Sunday, February 27, 2005

North Korea update

More evidence that the grip of totalitarian control in North Korea is loosening. (I noted a previous data point here.) The author's conclusion:
From Kim's perspective, this increasingly depressing reality underscores the need to maintain the military's support. The centerpiece of his "military-first" policy is the nuclear weapons program. He is unlikely to bow to pressure from the international community to give it up, as this would deal a fatal blow to his power base. But nuclear weapons are not usable against those who may be the regime's real enemies: ordinary people whose obedience and loyalty are disappearing. It may be only a matter of time before the army follows suit.

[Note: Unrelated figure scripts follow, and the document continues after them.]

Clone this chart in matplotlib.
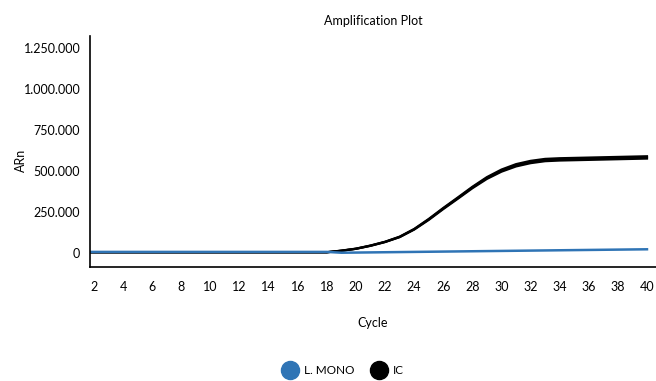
import matplotlib
matplotlib.use("Agg")
import matplotlib.pyplot as plt
from matplotlib.ticker import FuncFormatter
from matplotlib.lines import Line2D

plt.rcParams['font.family'] = ['Lato', 'DejaVu Sans']

# cycles 1..40
cycles = list(range(1, 41))

# IC wells (black)
ic_1 = [5000] * 18 + [14000, 26000, 44000, 67000, 97000, 143000, 202000, 268000, 331000, 395000,
                      452000, 496000, 528000, 548000, 560000, 564000, 566000, 568000, 570000, 572000,
                      574000, 576000]
ic_2 = [5000] * 18 + [14000, 26000, 45000, 68000, 98000, 145000, 205000, 272000, 335000, 400000,
                      458000, 502000, 535000, 555000, 567000, 571000, 573000, 575000, 577000, 579000,
                      581000, 583000]
ic_3 = [5000] * 18 + [15000, 27000, 46000, 69000, 100000, 147000, 208000, 275000, 339000, 404000,
                      463000, 509000, 542000, 562000, 574000, 578000, 580000, 582000, 584000, 586000,
                      588000, 590000]

# L. MONO well (blue)
mono = [7000] * 18 + [2000, 3000, 4000, 5000, 6000, 7000, 8000, 9000, 10000, 11000,
                      12000, 13000, 14000, 15000, 16000, 17000, 18000, 19000, 20000, 21000,
                      22000, 23000]

fig = plt.figure(figsize=(6.56, 3.81), dpi=100)
ax = fig.add_axes([0.1372, 0.2992, 0.8628, 0.6063])

for ic in [ic_1, ic_2, ic_3]:
    ax.plot(cycles, ic, color='black', linewidth=1.6)
ax.plot(cycles, mono, color='#2f74b5', linewidth=1.8)

ax.set_xlim(1.72, 40.62)
ax.set_ylim(-85000, 1323000)
ax.set_xticks(range(2, 41, 2))
ax.set_yticks([0, 250000, 500000, 750000, 1000000, 1250000])
ax.yaxis.set_major_formatter(FuncFormatter(lambda v, p: f"{int(v):,}".replace(',', '.')))

ax.spines['top'].set_visible(False)
ax.spines['right'].set_visible(False)
ax.spines['left'].set_linewidth(1.2)
ax.spines['bottom'].set_linewidth(1.2)
ax.tick_params(axis='both', length=0, labelsize=9)
ax.tick_params(axis='x', pad=10)
ax.tick_params(axis='y', pad=7)

ax.set_title("Amplification Plot", fontsize=9, pad=8)
ax.set_xlabel("Cycle", fontsize=9, labelpad=17)
ax.set_ylabel("ARn", fontsize=9)
ax.yaxis.set_label_coords(-0.111, 0.46)

handles = [
    Line2D([], [], marker='o', linestyle='', markersize=13, color='#2f74b5', label='L. MONO'),
    Line2D([], [], marker='o', linestyle='', markersize=13, color='black', label='IC'),
]
fig.legend(handles=handles, loc='center', bbox_to_anchor=(0.52, 0.028), ncol=2, frameon=False,
           fontsize=8.5, handletextpad=0.2, columnspacing=1.1)

fig.savefig("out.png", dpi=100)
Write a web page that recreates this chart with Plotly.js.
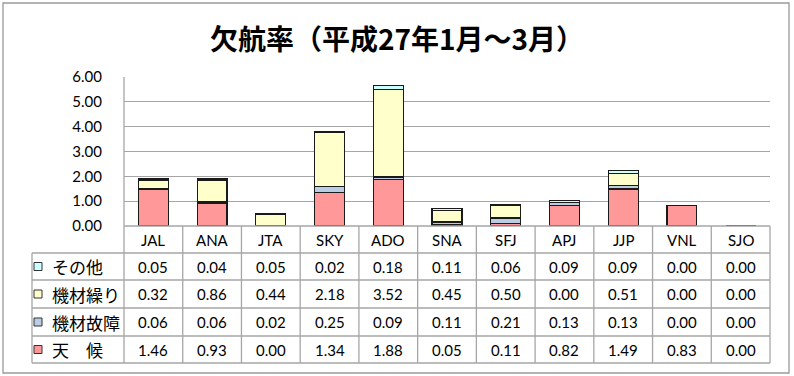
<!DOCTYPE html>
<html>
<head>
<meta charset="utf-8">
<script src="https://cdn.plot.ly/plotly-3.0.1.min.js"></script>
<style>html,body{margin:0;padding:0;background:#fff;}#chart{width:794px;height:376px;}</style>
</head>
<body>
<div id="chart"></div>
<script>
// ---- data ----
const categories = ["JAL","ANA","JTA","SKY","ADO","SNA","SFJ","APJ","JJP","VNL","SJO"];
const weather    = [1.46,0.93,0.00,1.34,1.88,0.05,0.11,0.82,1.49,0.83,0.00]; // 天候
const breakdown  = [0.06,0.06,0.02,0.25,0.09,0.11,0.21,0.13,0.13,0.00,0.00]; // 機材故障
const rotation   = [0.32,0.86,0.44,2.18,3.52,0.45,0.50,0.00,0.51,0.00,0.00]; // 機材繰り
const other      = [0.05,0.04,0.05,0.02,0.18,0.11,0.06,0.09,0.09,0.00,0.00]; // その他
const seriesNames = ["天　候","機材故障","機材繰り","その他"];
const yTicks = [0,1,2,3,4,5,6];
const titleText = "欠航率（平成27年1月～3月）";

// ---- layout geometry ----
const W = 794, H = 376;
const L = 124, R = 770, T = 77, B = 226;
const plotH = B - T, plotW = R - L;
const py = p => (B - p) / plotH;      // pixel y -> paper y
const px = p => (p - L) / plotW;      // pixel x -> paper x

const colors = ["#FF9999","#B9CDE5","#FFFFCC","#CCFFFF"];
const seriesVals = [weather, breakdown, rotation, other];
const lineCol = "#A6A6A6";
const numFont = {family: "Lato, 'Noto Sans CJK JP', sans-serif", size: 15, color: "#000"};
const jpFont = {family: "'Noto Sans CJK JP', sans-serif", size: 17, color: "#000"};

const traces = seriesVals.map((vals, i) => ({
  type: "bar", x: categories, y: vals, name: seriesNames[i],
  marker: {color: colors[i], line: {color: "#1a1a1a", width: 1.2}},
  hoverinfo: "x+y+name"
}));

const shapes = [];
const annotations = [];
const hline = (y, x0, x1) => shapes.push({type:"line", xref:"paper", yref:"paper", x0:x0, x1:x1, y0:y, y1:y, line:{color:lineCol, width:1.3}});
const vlineP = (x, y0, y1) => shapes.push({type:"line", xref:"paper", yref:"paper", x0:x, x1:x, y0:y0, y1:y1, line:{color:lineCol, width:1.3}});

// outer frame
shapes.push({type:"rect", xref:"paper", yref:"paper", x0:px(3), x1:px(789), y0:py(373), y1:py(3), line:{color:"#9a9a9a", width:1.3}, layer:"below"});

// table rows
const rowLines = [253, 280, 308, 336, 363];
hline(py(226), 0, 1);
rowLines.forEach(r => hline(py(r), px(32), 1));
vlineP(0, py(363), py(T));
vlineP(1, py(363), py(226));
vlineP(px(32), py(363), py(253));
for (let i = 0; i < categories.length - 1; i++) {
  shapes.push({type:"line", xref:"x", yref:"paper", x0:i+0.5, x1:i+0.5, y0:py(363), y1:py(226), line:{color:lineCol, width:1.3}});
}

// header labels
categories.forEach(c => annotations.push({xref:"x", yref:"paper", x:c, y:py(239.5), text:c, showarrow:false, font:numFont, xanchor:"center", yanchor:"middle"}));

// rows: top to bottom その他, 機材繰り, 機材故障, 天候
const rowCenters = [266.5, 294, 322, 349.5];
[3,2,1,0].forEach((si, r) => {
  const yc = py(rowCenters[r]);
  shapes.push({type:"rect", xref:"paper", yref:"paper", x0:px(34), x1:px(42), y0:py(rowCenters[r]+4), y1:py(rowCenters[r]-4), fillcolor:colors[si], line:{color:"#333", width:1}});
  annotations.push({xref:"paper", yref:"paper", x:px(50), y:yc, text:seriesNames[si], showarrow:false, font:jpFont, xanchor:"left", yanchor:"middle"});
  seriesVals[si].forEach((v, ci) => annotations.push({xref:"x", yref:"paper", x:categories[ci], y:yc, text:v.toFixed(2), showarrow:false, font:numFont, xanchor:"center", yanchor:"middle"}));
});

const layout = {
  width: W, height: H,
  margin: {l: L, r: W - R, t: T, b: H - B, pad: 0},
  paper_bgcolor: "#fff", plot_bgcolor: "#fff",
  showlegend: false,
  barmode: "stack", bargap: 0.49,
  title: {text: titleText, x: 0.5, xref: "container", xanchor: "center", y: 1 - 40/H, yref: "container", yanchor: "middle",
          font: {family: "'Noto Sans CJK JP', sans-serif", size: 28, color: "#000", weight: "bold"}},
  xaxis: {type: "category", range: [-0.5, 10.5], showticklabels: false, showgrid: false, zeroline: false, showline: false, ticks: "", fixedrange: true},
  yaxis: {range: [0, 6], tickvals: yTicks, ticktext: yTicks.map(v => v.toFixed(2)), showgrid: true, gridcolor: lineCol, gridwidth: 1.3,
          zeroline: false, showline: false, ticks: "outside", ticklen: 18, tickcolor: "rgba(0,0,0,0)",
          tickfont: numFont, fixedrange: true},
  shapes: shapes, annotations: annotations
};

Plotly.newPlot("chart", traces, layout, {displayModeBar: false, staticPlot: true});
</script>
</body>
</html>
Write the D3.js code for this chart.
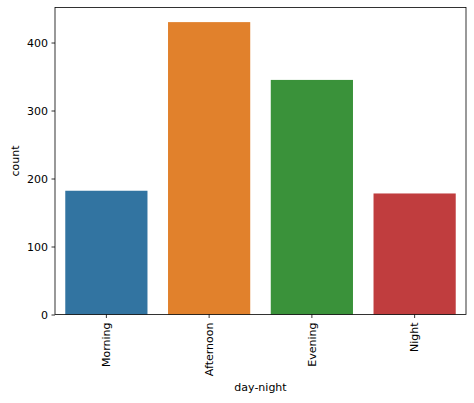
<!DOCTYPE html>
<html><head><meta charset="utf-8">
<script src="https://cdn.jsdelivr.net/npm/d3@7"></script>
<style>body{margin:0;background:#fff}svg{display:block}text{font-family:"DejaVu Sans",sans-serif;fill:#000}</style>
</head><body>
<script>
const categories = ["Morning","Afternoon","Evening","Night"];
const counts = [182, 430, 345, 178];
const colors = ["#3274a1","#e1812c","#3a923a","#c03d3e"];
const yTicks = [0,100,200,300,400];

const W=474,H=403;
const m={left:55,top:7.5,right:8,bottom:88.5};
const svg=d3.select("body").append("svg").attr("width",W).attr("height",H);
const iw=W-m.left-m.right, ih=H-m.top-m.bottom;
const g=svg.append("g").attr("transform",`translate(${m.left},${m.top})`);
const x=d3.scaleBand().domain(categories).range([0,iw]).paddingInner(0.2).paddingOuter(0.1);
const y=d3.scaleLinear().domain([0,d3.max(counts)*1.05]).range([ih,0]);

g.selectAll("rect.bar").data(categories).join("rect").attr("class","bar")
  .attr("x",d=>x(d)).attr("width",x.bandwidth())
  .attr("y",(d,i)=>y(counts[i])).attr("height",(d,i)=>ih-y(counts[i]))
  .attr("fill",(d,i)=>colors[i]);

const ya=g.append("g").call(d3.axisLeft(y).tickValues(yTicks).tickSize(3.5).tickPadding(3.5));
ya.selectAll("text").style("font-size","11px");
ya.select(".domain").remove();
const xa=g.append("g").attr("transform",`translate(0,${ih})`).call(d3.axisBottom(x).tickSize(3.5).tickPadding(3.5));
xa.select(".domain").remove();
xa.selectAll("text").style("font-size","11px").attr("transform","rotate(-90)")
  .attr("text-anchor","end").attr("x",-8).attr("y",0).attr("dy","0.35em");
g.selectAll(".tick line").attr("stroke","#000").attr("stroke-width",0.8);

g.append("rect").attr("width",iw).attr("height",ih).attr("fill","none").attr("stroke","#000").attr("stroke-width",0.8);

svg.append("text").attr("transform",`translate(19,${m.top+ih/2}) rotate(-90)`).attr("text-anchor","middle").style("font-size","11px").text("count");
svg.append("text").attr("x",m.left+iw/2).attr("y",391).attr("text-anchor","middle").style("font-size","11px").text("day-night");
</script>
</body></html>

Note that the author acknowledges that the army could stay loyal to Kim, thus keeping the slave ship from sinking. The question is whether we should just wait out Kim, hoping army loyalty will eventually break. Bryan Preston at TCS thinks, "Diplomatically isolated and economically bankrupt, North Korea may now be ripe for revolution or at least collapse." (He also speculates that the Proliferation Security Initiative helped put NK in its current condition.) My take: China, for whatever reasons, doesn't want NK to collapse, for otherwise they could have made it happen already by stopping, say, their fuel subsidies. The North Korean generals know this, and so they'll stick with Kim. As a corollary to my take on China, I'm skeptical of Duncan Currie's suggestion that we pressure to China to let us and other countries resettle North Korean refugees, instead of sending them back to their gulag. (Even he admits it's a long shot.) If such a refugee policy really would lead to NK's collapse as Currie hopes, then China won't go for it. All we can do for now is squeeze NK economically and hope China changes her mind.